What to produce =
Extract everything from the first line through the line with "570, 580, 590]", both ends included, except for any pictures.

The input =

* Begin *

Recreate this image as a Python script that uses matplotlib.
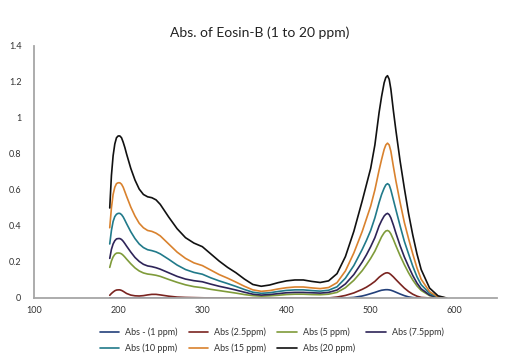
import matplotlib
matplotlib.use("Agg")
import matplotlib.pyplot as plt

wavelength = [190, 192, 194, 196, 198, 200, 202, 204, 206, 208, 210,
              215, 220, 225, 230, 235, 240, 245, 250,
              260, 270, 280, 290, 300, 310, 320, 330, 340, 350,
              360, 370, 380, 390, 400, 410, 420, 430, 440, 450,
              460, 470, 480, 490,
              495, 500, 505, 510,
              513, 516, 518, 520, 522, 524, 527, 530,
              535, 540, 545, 550, 555, 560,
              570, 580, 590]

abs_1 = [0, 0, 0, 0, 0, 0, 0, 0, 0, 0, 0,
         0, 0, 0, 0, 0, 0, 0, 0,
         0, 0, 0, 0, 0, 0, 0, 0, 0, 0,
         0, 0, 0, 0, 0, 0, 0, 0, 0, 0,
         0, 0, 0.003, 0.011,
         0.017, 0.024, 0.031, 0.039,
         0.043, 0.045, 0.046, 0.046, 0.045, 0.043, 0.038, 0.032,
         0.022, 0.013, 0.006, 0.002, 0, 0,
         0, 0, 0]
abs_2_5 = [0.015, 0.025, 0.033, 0.040, 0.044, 0.045, 0.045, 0.042, 0.037, 0.031, 0.025,
           0.016, 0.012, 0.011, 0.013, 0.017, 0.020, 0.020, 0.017,
           0.010, 0.005, 0.003, 0.002, 0.001, 0, 0, 0, 0, 0,
           0, 0, 0, 0, 0, 0, 0, 0, 0, 0,
           0.005, 0.014, 0.028, 0.048,
           0.060, 0.075, 0.092, 0.115,
           0.126, 0.135, 0.139, 0.140, 0.137, 0.130, 0.117, 0.102,
           0.078, 0.055, 0.036, 0.021, 0.010, 0.003,
           0, 0, 0]
abs_5 = [0.17, 0.205, 0.228, 0.242, 0.249, 0.25, 0.249, 0.245, 0.237, 0.227, 0.216,
         0.19, 0.167, 0.15, 0.139, 0.133, 0.13, 0.126, 0.12,
         0.103, 0.087, 0.073, 0.063, 0.057, 0.048, 0.041, 0.034, 0.027, 0.019,
         0.013, 0.01, 0.012, 0.015, 0.019, 0.021, 0.021, 0.019, 0.018, 0.021,
         0.031, 0.057, 0.098, 0.152,
         0.185, 0.22, 0.26, 0.31,
         0.34, 0.362, 0.372, 0.375, 0.37, 0.356, 0.325, 0.29,
         0.235, 0.185, 0.14, 0.10, 0.067, 0.042,
         0.013, 0.002, 0.0]
abs_7_5 = [0.22, 0.27, 0.30, 0.318, 0.328, 0.33, 0.33, 0.325, 0.315, 0.302, 0.288,
           0.255, 0.225, 0.203, 0.187, 0.178, 0.174, 0.168, 0.16,
           0.14, 0.12, 0.105, 0.096, 0.09, 0.077, 0.065, 0.055, 0.044, 0.032,
           0.021, 0.016, 0.019, 0.024, 0.029, 0.031, 0.031, 0.029, 0.027, 0.031,
           0.044, 0.078, 0.13, 0.20,
           0.24, 0.285, 0.335, 0.40,
           0.43, 0.455, 0.465, 0.47, 0.463, 0.445, 0.405, 0.36,
           0.29, 0.228, 0.175, 0.125, 0.083, 0.051,
           0.016, 0.003, 0.0]
abs_10 = [0.30, 0.375, 0.425, 0.452, 0.465, 0.47, 0.47, 0.463, 0.45, 0.432, 0.413,
          0.368, 0.33, 0.30, 0.28, 0.268, 0.263, 0.256, 0.245,
          0.215, 0.183, 0.158, 0.142, 0.132, 0.112, 0.095, 0.08, 0.064, 0.047,
          0.032, 0.026, 0.029, 0.036, 0.042, 0.045, 0.045, 0.041, 0.038, 0.043,
          0.062, 0.11, 0.18, 0.27,
          0.32, 0.375, 0.445, 0.53,
          0.575, 0.61, 0.628, 0.635, 0.628, 0.60, 0.545, 0.49,
          0.40, 0.315, 0.245, 0.177, 0.118, 0.074,
          0.025, 0.004, 0.0]
abs_15 = [0.39, 0.50, 0.575, 0.615, 0.635, 0.64, 0.64, 0.632, 0.615, 0.59, 0.565,
          0.505, 0.455, 0.415, 0.39, 0.375, 0.37, 0.36, 0.345,
          0.30, 0.255, 0.22, 0.195, 0.18, 0.155, 0.13, 0.11, 0.088, 0.065,
          0.045, 0.037, 0.041, 0.05, 0.057, 0.061, 0.061, 0.056, 0.052, 0.058,
          0.085, 0.15, 0.25, 0.37,
          0.44, 0.51, 0.60, 0.71,
          0.77, 0.825, 0.85, 0.86, 0.85, 0.815, 0.73, 0.65,
          0.53, 0.42, 0.33, 0.245, 0.167, 0.104,
          0.035, 0.006, 0.0]
abs_20 = [0.50, 0.68, 0.79, 0.855, 0.89, 0.90, 0.90, 0.89, 0.865, 0.835, 0.80,
          0.72, 0.655, 0.605, 0.575, 0.562, 0.557, 0.545, 0.52,
          0.45, 0.385, 0.335, 0.305, 0.285, 0.245, 0.205, 0.17, 0.14, 0.105,
          0.075, 0.065, 0.072, 0.085, 0.095, 0.10, 0.10, 0.092, 0.086, 0.095,
          0.135, 0.23, 0.37, 0.54,
          0.63, 0.72, 0.85, 1.03,
          1.12, 1.195, 1.225, 1.235, 1.215, 1.16, 1.04, 0.93,
          0.76, 0.61, 0.47, 0.35, 0.245, 0.158,
          0.055, 0.012, 0.0]

labels = ["Abs - (1 ppm)", "Abs (2.5ppm)", "Abs (5 ppm)", "Abs (7.5ppm)",
          "Abs (10 ppm)", "Abs (15 ppm)", "Abs (20 ppm)"]
series = [abs_1, abs_2_5, abs_5, abs_7_5, abs_10, abs_15, abs_20]
colors = ["#23407A", "#7A2420", "#7F9B3A", "#2E2458", "#217A8A", "#D9822E", "#111111"]

x_ticks = [100, 200, 300, 400, 500, 600]
y_ticks = [0, 0.2, 0.4, 0.6, 0.8, 1, 1.2, 1.4]
y_tick_labels = ["0", "0.2", "0.4", "0.6", "0.8", "1", "1.2", "1.4"]

plt.rcParams['font.family'] = ['Lato', 'DejaVu Sans']

fig = plt.figure(figsize=(5.05, 3.59), dpi=100)
ax = fig.add_axes([0.0673, 0.170, 0.9167, 0.702])

handles = []
for ys, lab, c in zip(series, labels, colors):
    assert len(ys) == len(wavelength), lab
    h, = ax.plot(wavelength, ys, color=c, lw=1.2, label=lab,
                 solid_joinstyle='round', solid_capstyle='round')
    handles.append(h)

ax.set_xlim(100, 650)
ax.set_ylim(0, 1.4)
ax.set_xticks(x_ticks)
ax.set_yticks(y_ticks)
ax.set_yticklabels(y_tick_labels)
ax.tick_params(axis='both', length=0, labelsize=6.5, colors='#333333')
ax.tick_params(axis='y', pad=9)
ax.tick_params(axis='x', pad=6)
for s in ['top', 'right']:
    ax.spines[s].set_visible(False)
for s in ['left', 'bottom']:
    ax.spines[s].set_color('#A6A6A6')
    ax.spines[s].set_linewidth(1.3)

fig.suptitle("Abs. of Eosin-B (1 to 20 ppm)", x=0.515, y=0.925, fontsize=10, color='#222222')

# matplotlib fills legend columns first; reorder so rows read left to right
order = [0, 4, 1, 5, 2, 6, 3]
leg = fig.legend([handles[i] for i in order], [labels[i] for i in order],
                 loc='upper left', bbox_to_anchor=(0.19, 0.098), ncol=4, frameon=False,
                 fontsize=6.5, handlelength=2.2, handletextpad=0.65, columnspacing=1.2,
                 labelspacing=0.75, borderaxespad=0)
for t in leg.get_texts():
    t.set_color('#333333')

fig.savefig("out.png", dpi=100)
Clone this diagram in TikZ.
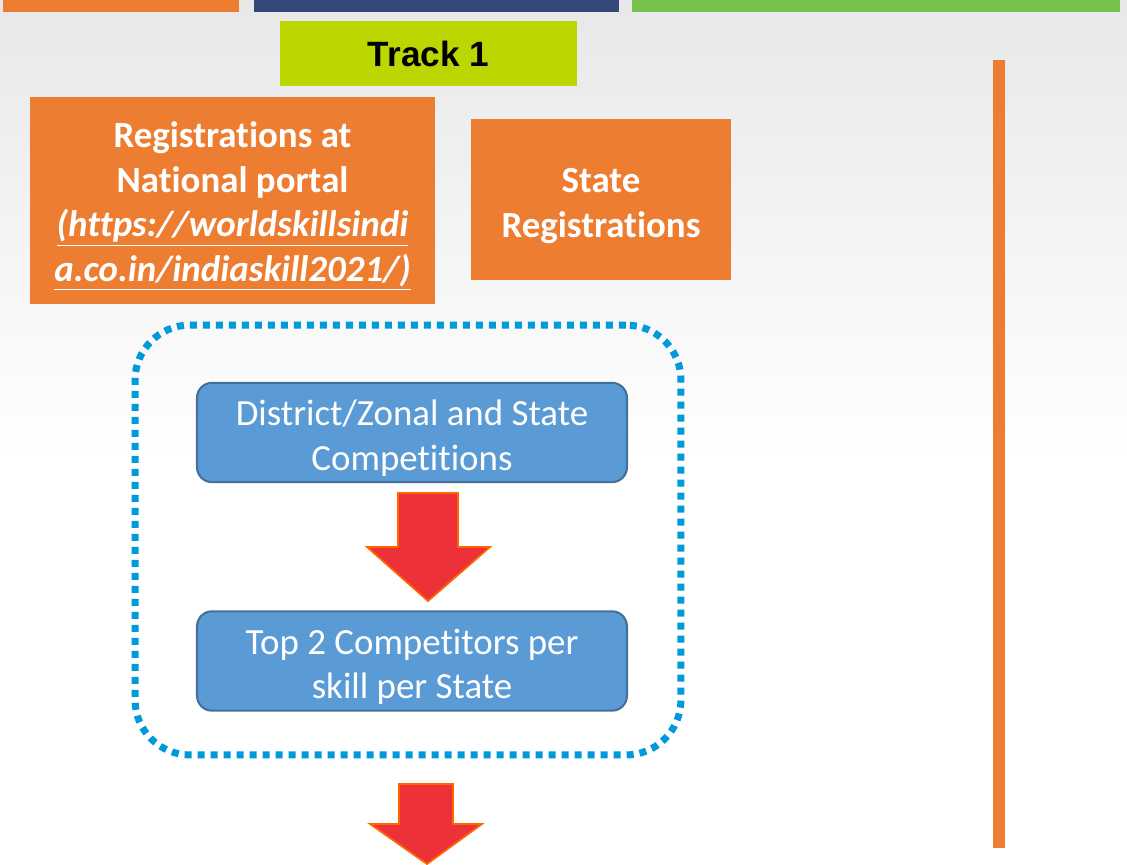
\documentclass[tikz,border=0pt]{standalone}
\usepackage{fontspec}
\setmainfont{Carlito}[Ligatures = NoCommon]
\newfontfamily\arialfont{Liberation Sans}
\usepackage{tikz}
\usetikzlibrary{positioning,shapes}

\definecolor{regorange}{RGB}{237,125,49}
\definecolor{barnavy}{RGB}{52,73,120}
\definecolor{bargreen}{RGB}{120,193,76}
\definecolor{tracklime}{RGB}{187,214,0}
\definecolor{stepblue}{RGB}{91,155,213}
\definecolor{stepedge}{RGB}{65,113,156}
\definecolor{dotblue}{RGB}{0,153,218}
\definecolor{arrowred}{RGB}{236,50,56}
\definecolor{arrowedge}{RGB}{255,102,0}
\newcommand{\boxstrut}{\rule{0pt}{1em}}

\begin{document}
\begin{tikzpicture}[x = .02cm, y = -.02cm,
    regbox/.style = {fill = regorange, inner sep = 0pt, text = white, align = center,
        font = \fontsize{21}{25.5}\selectfont\bfseries},
    stagebox/.style = {fill = stepblue, draw = stepedge, line width = 1.2pt, rounded corners = .3cm,
        minimum width = 8.6cm, minimum height = 1.93cm, text = white, align = center,
        font = \fontsize{21}{25.5}\selectfont},
    blockarrow/.style = {fill = arrowred, draw = arrowedge, line width = 1pt}]
    \useasboundingbox (0,0) rectangle (1127,865);
    \fill[top color = black!9, bottom color = white] (0,0) rectangle (1127,460);
    % bars along the top
    \fill[regorange] (3,0) rectangle (239,12);
    \fill[barnavy] (254,0) rectangle (619,12);
    \fill[bargreen] (632,0) rectangle (1120,12);
    \node[fill = tracklime, minimum width = 5.94cm, minimum height = 1.3cm, inner sep = 0pt,
        font = \arialfont\fontsize{20}{24}\selectfont\bfseries] (track) at (428.5,53.5) {Track 1};
    \node[regbox, minimum width = 8.1cm, minimum height = 4.14cm] (natl) at (232.5,200.5)
        {\boxstrut Registrations at\\National portal\\\underline{\textit{(https://worldskillsindi}}\\\underline{\textit{a.co.in/indiaskill2021/)}}};
    \node[regbox, minimum width = 5.2cm, minimum height = 3.22cm] (statereg) at (601,199.5) {\boxstrut State\\Registrations};
    \node[draw = dotblue, line width = 4pt, dash pattern = on 4pt off 3.4pt, rounded corners = 1.1cm,
        minimum width = 10.92cm, minimum height = 8.6cm] (statelevel) at (408,540) {};
    \node[stagebox] (district) at (412,432.5) {\boxstrut District/Zonal and State\\Competitions};
    \node[stagebox] (top2) at (412,661) {\boxstrut Top 2 Competitors per\\skill per State};
    \draw[blockarrow] (398,493) -- (458,493) -- (458,547) -- (490,547) -- (428,601)
        -- (367,547) -- (398,547) -- cycle;
    \draw[blockarrow] (399,784) -- (453,784) -- (453,824) -- (482,824) -- (427,864)
        -- (370,824) -- (399,824) -- cycle;
    \fill[regorange] (993,60) rectangle (1005,848);
\end{tikzpicture}
\end{document}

* End *

Correct response =
Recreate this image as a Python script that uses matplotlib.
import matplotlib
matplotlib.use("Agg")
import matplotlib.pyplot as plt

wavelength = [190, 192, 194, 196, 198, 200, 202, 204, 206, 208, 210,
              215, 220, 225, 230, 235, 240, 245, 250,
              260, 270, 280, 290, 300, 310, 320, 330, 340, 350,
              360, 370, 380, 390, 400, 410, 420, 430, 440, 450,
              460, 470, 480, 490,
              495, 500, 505, 510,
              513, 516, 518, 520, 522, 524, 527, 530,
              535, 540, 545, 550, 555, 560,
              570, 580, 590]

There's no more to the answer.